■ Given request ■
Return the material word for word. Do not include pictures.

■ Dataset content ■
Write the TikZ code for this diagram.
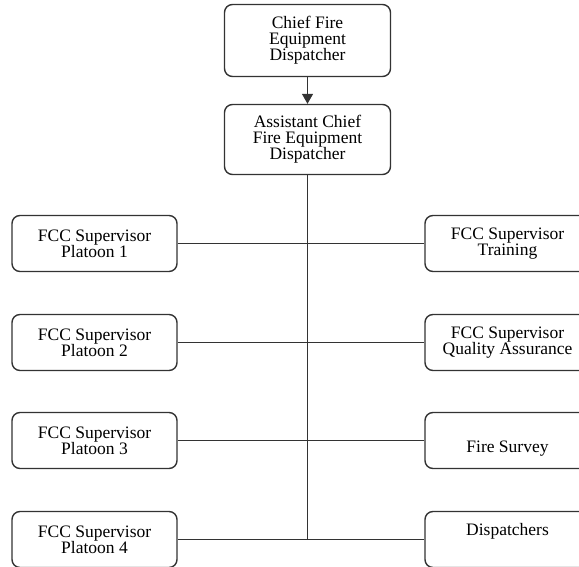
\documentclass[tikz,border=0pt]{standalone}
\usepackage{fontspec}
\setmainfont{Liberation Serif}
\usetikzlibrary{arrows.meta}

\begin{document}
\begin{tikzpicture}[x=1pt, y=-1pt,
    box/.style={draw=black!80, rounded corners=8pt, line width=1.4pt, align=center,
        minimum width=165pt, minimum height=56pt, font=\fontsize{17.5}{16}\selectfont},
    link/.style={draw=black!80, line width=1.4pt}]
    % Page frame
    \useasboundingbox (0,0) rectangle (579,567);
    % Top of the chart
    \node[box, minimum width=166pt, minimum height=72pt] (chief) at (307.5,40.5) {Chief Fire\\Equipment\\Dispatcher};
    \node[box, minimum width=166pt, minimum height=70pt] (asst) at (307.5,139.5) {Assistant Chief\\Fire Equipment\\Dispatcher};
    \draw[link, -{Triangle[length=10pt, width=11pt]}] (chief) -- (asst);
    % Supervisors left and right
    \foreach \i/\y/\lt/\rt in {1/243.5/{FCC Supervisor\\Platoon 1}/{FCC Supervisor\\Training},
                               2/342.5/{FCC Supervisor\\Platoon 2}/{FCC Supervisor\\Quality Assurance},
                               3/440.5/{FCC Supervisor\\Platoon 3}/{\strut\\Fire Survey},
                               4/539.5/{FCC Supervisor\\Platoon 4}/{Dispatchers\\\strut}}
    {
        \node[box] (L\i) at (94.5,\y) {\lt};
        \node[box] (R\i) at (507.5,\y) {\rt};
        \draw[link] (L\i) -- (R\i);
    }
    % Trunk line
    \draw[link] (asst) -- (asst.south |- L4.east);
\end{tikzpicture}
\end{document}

■ Response to the exercise ■
Write the TikZ code for this diagram.
\documentclass[tikz,border=0pt]{standalone}
\usepackage{fontspec}
\setmainfont{Liberation Serif}
\usetikzlibrary{arrows.meta}

\begin{document}
\begin{tikzpicture}[x=1pt, y=-1pt,
    box/.style={draw=black!80, rounded corners=8pt, line width=1.4pt, align=center,
        minimum width=165pt, minimum height=56pt, font=\fontsize{17.5}{16}\selectfont},
    link/.style={draw=black!80, line width=1.4pt}]
    % Page frame
    \useasboundingbox (0,0) rectangle (579,567);
    % Top of the chart
    \node[box, minimum width=166pt, minimum height=72pt] (chief) at (307.5,40.5) {Chief Fire\\Equipment\\Dispatcher};
    \node[box, minimum width=166pt, minimum height=70pt] (asst) at (307.5,139.5) {Assistant Chief\\Fire Equipment\\Dispatcher};
    \draw[link, -{Triangle[length=10pt, width=11pt]}] (chief) -- (asst);
    % Supervisors left and right
    \foreach \i/\y/\lt/\rt in {1/243.5/{FCC Supervisor\\Platoon 1}/{FCC Supervisor\\Training},
                               2/342.5/{FCC Supervisor\\Platoon 2}/{FCC Supervisor\\Quality Assurance},
                               3/440.5/{FCC Supervisor\\Platoon 3}/{\strut\\Fire Survey},
                               4/539.5/{FCC Supervisor\\Platoon 4}/{Dispatchers\\\strut}}
    {
        \node[box] (L\i) at (94.5,\y) {\lt};
        \node[box] (R\i) at (507.5,\y) {\rt};
        \draw[link] (L\i) -- (R\i);
    }
    % Trunk line
    \draw[link] (asst) -- (asst.south |- L4.east);
\end{tikzpicture}
\end{document}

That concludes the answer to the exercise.